Pictures stay out of this copy, which runs from the first line of the material through the line containing "4.95, 6.15, 9.4]".
[start of Dataset records]
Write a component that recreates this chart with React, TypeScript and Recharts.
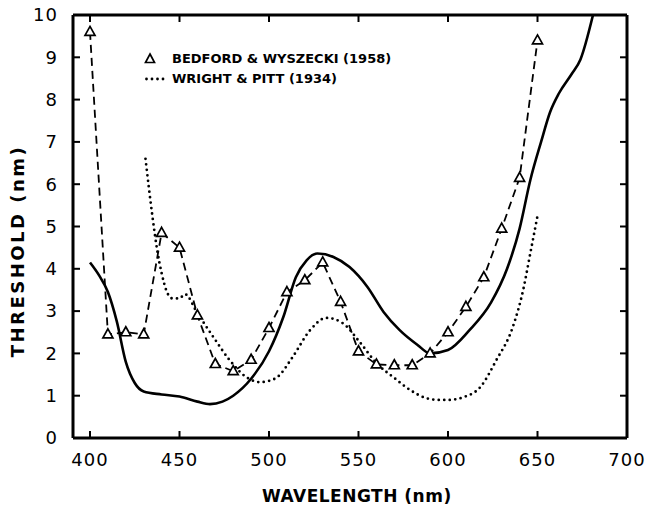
import { LineChart, Line, XAxis, YAxis, ReferenceLine } from 'recharts'

// Bedford & Wyszecki (1958), measured points
const bedfordWl = [400, 410, 420, 430, 440, 450, 460, 470, 480, 490, 500, 510, 520, 530, 540, 550, 560, 570, 580, 590, 600, 610, 620, 630, 640, 650]
const bedfordThr = [9.6, 2.45, 2.5, 2.45, 4.85, 4.5, 2.9, 1.75, 1.58, 1.85, 2.6, 3.45, 3.73, 4.15, 3.22, 2.05, 1.74, 1.72, 1.72, 2.0, 2.5, 3.1, 3.8, 4.95, 6.15, 9.4]

// Wright & Pitt (1934), dotted curve
const wrightWl = [431, 435, 437.5, 440, 443, 446, 450, 453, 460, 469, 478, 488, 495, 500, 505, 513, 523, 532, 541, 551, 560, 570, 579, 588, 595, 600, 609, 618, 627, 636, 642, 646, 650]
const wrightThr = [6.6, 5.2, 4.45, 3.9, 3.45, 3.3, 3.3, 3.4, 2.95, 2.38, 1.84, 1.42, 1.32, 1.35, 1.45, 1.9, 2.55, 2.84, 2.72, 2.25, 1.77, 1.42, 1.13, 0.94, 0.9, 0.9, 0.97, 1.2, 1.84, 2.6, 3.5, 4.37, 5.25]

// solid curve
const solidWl = [400, 405, 410, 415, 420, 425, 430, 440, 450, 460, 467, 474, 480, 490, 500, 508, 515, 521, 527, 536, 545, 555, 564, 573, 583, 590, 600, 612, 624, 633, 640, 646, 652, 657, 662, 669, 674, 681]
const solidThr = [4.15, 3.85, 3.45, 2.75, 1.8, 1.3, 1.1, 1.03, 0.98, 0.86, 0.8, 0.86, 1.0, 1.4, 2.05, 2.86, 3.8, 4.2, 4.36, 4.28, 4.04, 3.57, 2.98, 2.55, 2.2, 2.0, 2.08, 2.55, 3.2, 4.0, 4.95, 6.1, 7.0, 7.7, 8.15, 8.6, 8.95, 10]

const xTicks = [400, 450, 500, 550, 600, 650, 700]
const yTicks = [0, 1, 2, 3, 4, 5, 6, 7, 8, 9, 10]
const X_MIN = 390.5
const X_MAX = 700
const Y_MAX = 10

const zip = (xs: number[], ys: number[]) => xs.map((x, i) => ({ x, y: ys[i] }))

const FONT = "'DejaVu Sans', sans-serif"

const Tri = (props: any) => {
  const { cx, cy } = props
  if (cx == null || cy == null) return <g />
  return (
    <path
      d={`M${cx},${cy - 5.5} L${cx + 5},${cy + 3.5} L${cx - 5},${cy + 3.5} Z`}
      fill="#fff" stroke="#000" strokeWidth={1.7}
    />
  )
}

export default function App() {
  const tickStyle = { fill: '#000', fontSize: 18, fontFamily: FONT, letterSpacing: 1 }
  const axisLine = { stroke: '#000', strokeWidth: 3 }
  const tickLine = { stroke: '#000', strokeWidth: 2 }
  const bedford = zip(bedfordWl, bedfordThr)
  // inward tick length on the top/right frame, ~7px in data units
  const topTick = 0.165
  const rightTick = 3.9
  return (
    <div style={{ position: 'fixed', left: 0, top: 0, width: 650, height: 506, background: '#fff' }}>
      <LineChart width={650} height={506} data={bedford} margin={{ top: 15, right: 23, bottom: 28, left: 13 }}>
        <XAxis
          type="number" dataKey="x" domain={[X_MIN, X_MAX]} ticks={xTicks}
          tick={tickStyle} tickSize={-7} tickMargin={22}
          axisLine={axisLine} tickLine={tickLine} height={40}
        />
        <YAxis
          type="number" domain={[0, Y_MAX]} ticks={yTicks}
          tick={tickStyle} tickSize={-7} tickMargin={22} width={60}
          axisLine={axisLine} tickLine={tickLine}
        />

        {/* top and right sides of the frame */}
        <ReferenceLine y={Y_MAX} stroke="#000" strokeWidth={3} />
        <ReferenceLine x={X_MAX} stroke="#000" strokeWidth={3} />
        {xTicks.slice(0, 6).map(t => (
          <ReferenceLine
            key={`tt${t}`} stroke="#000" strokeWidth={2}
            segment={[{ x: t, y: Y_MAX }, { x: t, y: Y_MAX - topTick }]}
          />
        ))}
        {yTicks.slice(1, 10).map(t => (
          <ReferenceLine
            key={`rt${t}`} stroke="#000" strokeWidth={2}
            segment={[{ x: X_MAX, y: t }, { x: X_MAX - rightTick, y: t }]}
          />
        ))}

        <Line
          data={zip(solidWl, solidThr)} dataKey="y" type="monotone"
          stroke="#000" strokeWidth={2.6} dot={false} isAnimationActive={false}
        />
        <Line
          data={zip(wrightWl, wrightThr)} dataKey="y" type="monotone"
          stroke="#000" strokeWidth={2.8} strokeDasharray="0 5.5" strokeLinecap="round"
          dot={false} isAnimationActive={false}
        />
        <Line
          dataKey="y" type="linear"
          stroke="#000" strokeWidth={1.8} strokeDasharray="8 5"
          dot={<Tri />} isAnimationActive={false}
        />
      </LineChart>

      {/* legend */}
      <div style={{ position: 'absolute', left: 144, top: 49, fontFamily: FONT, fontWeight: 700, fontSize: 13, lineHeight: '20px', whiteSpace: 'nowrap' }}>
        <div style={{ display: 'flex', alignItems: 'center' }}>
          <svg width={28} height={20}>
            <path d="M6,5 L10.5,13.5 L1.5,13.5 Z" fill="#fff" stroke="#000" strokeWidth={1.7} />
          </svg>
          <span>BEDFORD &amp; WYSZECKI (1958)</span>
        </div>
        <div style={{ display: 'flex', alignItems: 'center' }}>
          <svg width={28} height={20}>
            <line x1={-3} y1={10} x2={22} y2={10} stroke="#000" strokeWidth={2.8} strokeDasharray="0 5.5" strokeLinecap="round" />
          </svg>
          <span>WRIGHT &amp; PITT (1934)</span>
        </div>
      </div>

      {/* axis titles */}
      <div style={{ position: 'absolute', left: 262, top: 486, width: 186, textAlign: 'center', fontFamily: FONT, fontWeight: 700, fontSize: 17, letterSpacing: 0.5, whiteSpace: 'nowrap' }}>
        WAVELENGTH (nm)
      </div>
      <div style={{ position: 'absolute', left: 17, top: 251, transform: 'translate(-50%, -50%) rotate(-90deg)', fontFamily: FONT, fontWeight: 700, fontSize: 18, letterSpacing: 2.5, whiteSpace: 'nowrap' }}>
        THRESHOLD (nm)
      </div>
    </div>
  )
}
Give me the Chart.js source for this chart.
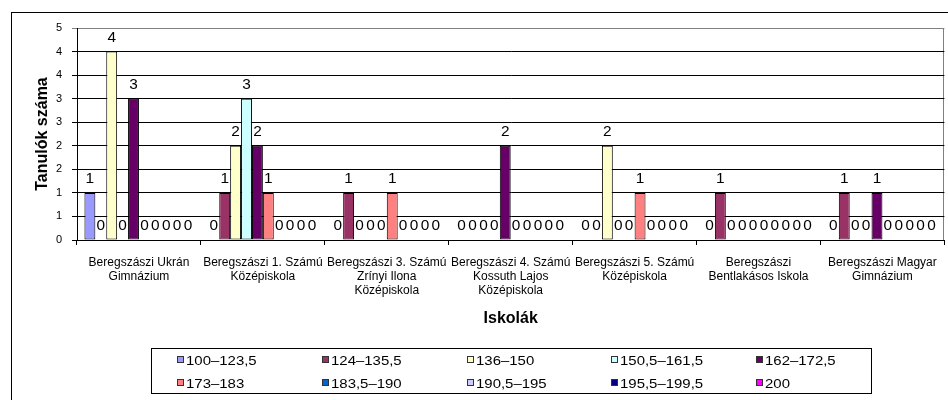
<!DOCTYPE html>
<html lang="hu">
<head>
<meta charset="utf-8">
<title>Tanulók száma iskolánként</title>
<script src="https://cdn.jsdelivr.net/npm/chart.js@4.4.1/dist/chart.umd.min.js"></script>
<style>
    html, body { margin: 0; padding: 0; background: #fff; }
    #chartWrap { position: relative; width: 948px; height: 400px; }
</style>
</head>
<body>
<div id="chartWrap"><canvas id="schoolChart"></canvas></div>
<script>
// Iskolák (x tengely)
const schools = [
    ['Beregszászi Ukrán', 'Gimnázium'],
    ['Beregszászi 1. Számú', 'Középiskola'],
    ['Beregszászi 3. Számú', 'Zrínyi Ilona', 'Középiskola'],
    ['Beregszászi 4. Számú', 'Kossuth Lajos', 'Középiskola'],
    ['Beregszászi 5. Számú', 'Középiskola'],
    ['Beregszászi', 'Bentlakásos Iskola'],
    ['Beregszászi Magyar', 'Gimnázium']
];

// Pontszám-sávok és színeik
const rangeLabels = ['100–123,5', '124–135,5', '136–150', '150,5–161,5', '162–172,5',
                     '173–183', '183,5–190', '190,5–195', '195,5–199,5', '200'];
const rangeColors = ['#9999FF', '#993366', '#FFFFCC', '#CCFFFF', '#660066',
                     '#FF8080', '#0066CC', '#CCCCFF', '#000080', '#FF00FF'];

// Tanulók száma sávonként, az iskolák sorrendjében
const r100 = [1, 0, 0, 0, 0, 0, 0];
const r124 = [0, 1, 1, 0, 0, 1, 1];
const r136 = [4, 2, 0, 0, 2, 0, 0];
const r150 = [0, 3, 0, 0, 0, 0, 0];
const r162 = [3, 2, 0, 2, 0, 0, 1];
const r173 = [0, 1, 1, 0, 1, 0, 0];
const r183 = [0, 0, 0, 0, 0, 0, 0];
const r190 = [0, 0, 0, 0, 0, 0, 0];
const r195 = [0, 0, 0, 0, 0, 0, 0];
const r200 = [0, 0, 0, 0, 0, 0, 0];
const rangeValues = [r100, r124, r136, r150, r162, r173, r183, r190, r195, r200];

// y tengely: 0..4,5 fél lépésekkel (Excel egészre kerekítve írja ki)
const yMin = 0;
const yMax = 4.5;
const yStep = 0.5;

const FONT = 'Arial, "Liberation Sans", sans-serif';

function drawFrame(chart) {
    const ctx = chart.ctx;
    const a = chart.chartArea;
    ctx.save();
    ctx.fillStyle = '#fff';
    ctx.fillRect(0, 0, chart.width, chart.height);
    // külső keret (jobbra és lent kilóg a képből)
    ctx.strokeStyle = '#000';
    ctx.lineWidth = 1;
    ctx.strokeRect(11.5, 12.5, chart.width + 20, chart.height + 20);
    // rajzterület szürke kerete
    ctx.strokeStyle = '#808080';
    ctx.strokeRect(Math.round(a.left) + 0.5, Math.round(a.top) + 0.5,
        Math.round(a.right - a.left) - 1, Math.round(a.bottom - a.top));
    ctx.restore();
}

// Excel-szerű, kissé széthúzott felirat
function wideText(ctx, text, x, y, stretch) {
    ctx.save();
    ctx.translate(x, y);
    ctx.scale(stretch, 1);
    ctx.fillText(text, 0, 0);
    ctx.restore();
}

function drawValueLabels(chart) {
    const ctx = chart.ctx;
    ctx.save();
    ctx.font = '14px ' + FONT;
    ctx.fillStyle = '#000';
    ctx.textAlign = 'center';
    ctx.textBaseline = 'alphabetic';
    chart.data.datasets.forEach((ds, i) => {
        const meta = chart.getDatasetMeta(i);
        meta.data.forEach((bar, j) => {
            wideText(ctx, String(ds.data[j]), bar.x, bar.y - 10, 1.1);
        });
    });
    ctx.restore();
}

function drawLegend(chart) {
    const ctx = chart.ctx;
    const a = chart.chartArea;
    const boxW = 720;
    const boxH = 45;
    const left = Math.round((a.left + a.right) / 2 - boxW / 2);
    const top = 348;
    ctx.save();
    ctx.strokeStyle = '#000';
    ctx.lineWidth = 1;
    ctx.strokeRect(left + 0.5, top + 0.5, boxW, boxH);
    ctx.font = '13px ' + FONT;
    ctx.textAlign = 'left';
    ctx.textBaseline = 'middle';
    chart.data.datasets.forEach((ds, i) => {
        const col = i % 5;
        const row = Math.floor(i / 5);
        const x = Math.round(left + 26 + col * 144.75);
        const y = top + 12 + row * 23;
        ctx.fillStyle = ds.backgroundColor;
        ctx.fillRect(x, y - 4, 7, 7);
        ctx.strokeStyle = '#333';
        ctx.strokeRect(x + 0.5, y - 3.5, 6, 6);
        ctx.fillStyle = '#000';
        wideText(ctx, ds.label, x + 9, y + 1, 1.15);
    });
    ctx.restore();
}

const excelLook = {
    id: 'excelLook',
    beforeDraw: drawFrame,
    afterDatasetsDraw: drawValueLabels,
    afterDraw: drawLegend
};

function buildDatasets() {
    return rangeLabels.map((label, i) => ({
        label: label,
        data: rangeValues[i],
        backgroundColor: rangeColors[i],
        borderColor: '#000',
        borderWidth: 1,
        borderSkipped: false,
        categoryPercentage: 0.88,
        barPercentage: 1
    }));
}

function setupChart() {
    const ctx = document.getElementById('schoolChart');
    new Chart(ctx, {
        type: 'bar',
        data: {
            labels: schools,
            datasets: buildDatasets()
        },
        options: {
            responsive: true,
            maintainAspectRatio: false,
            animation: false,
            layout: {
                padding: { left: 0, top: 28, right: 3, bottom: 70 }
            },
            plugins: {
                legend: { display: false },
                tooltip: { enabled: false }
            },
            scales: {
                x: {
                    grid: {
                        offset: true,
                        drawOnChartArea: false,
                        drawTicks: true,
                        tickLength: 5,
                        color: '#000'
                    },
                    border: { color: '#000' },
                    ticks: {
                        color: '#000',
                        maxRotation: 0,
                        autoSkip: false,
                        padding: 11,
                        font: { family: FONT, size: 12, lineHeight: 1.15 }
                    },
                    title: {
                        display: true,
                        text: 'Iskolák',
                        color: '#000',
                        padding: { top: 0, bottom: 2 },
                        font: { family: FONT, size: 16, weight: 'bold' }
                    },
                    afterFit: scale => { scale.height = 90; }
                },
                y: {
                    min: yMin,
                    max: yMax,
                    grid: {
                        color: c => (c.tick && c.tick.value === yMax ? '#808080' : '#000'),
                        lineWidth: 1,
                        tickLength: 5
                    },
                    border: { color: '#000' },
                    ticks: {
                        stepSize: yStep,
                        color: '#000',
                        padding: 10,
                        font: { family: FONT, size: 11 },
                        callback: v => Math.round(v)
                    },
                    title: {
                        display: true,
                        text: 'Tanulók száma',
                        color: '#000',
                        padding: { top: 33, bottom: 0 },
                        font: { family: FONT, size: 16, weight: 'bold' }
                    },
                    afterFit: scale => { scale.width = 77; }
                }
            }
        },
        plugins: [excelLook]
    });
}

document.addEventListener('DOMContentLoaded', function() {
    setupChart();
});
</script>
</body>
</html>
[end of Dataset records]
→ **Expected answer**:
Write a component that recreates this chart with React, TypeScript and Recharts.
import { LineChart, Line, XAxis, YAxis, ReferenceLine } from 'recharts'

// Bedford & Wyszecki (1958), measured points
const bedfordWl = [400, 410, 420, 430, 440, 450, 460, 470, 480, 490, 500, 510, 520, 530, 540, 550, 560, 570, 580, 590, 600, 610, 620, 630, 640, 650]
const bedfordThr = [9.6, 2.45, 2.5, 2.45, 4.85, 4.5, 2.9, 1.75, 1.58, 1.85, 2.6, 3.45, 3.73, 4.15, 3.22, 2.05, 1.74, 1.72, 1.72, 2.0, 2.5, 3.1, 3.8, 4.95, 6.15, 9.4]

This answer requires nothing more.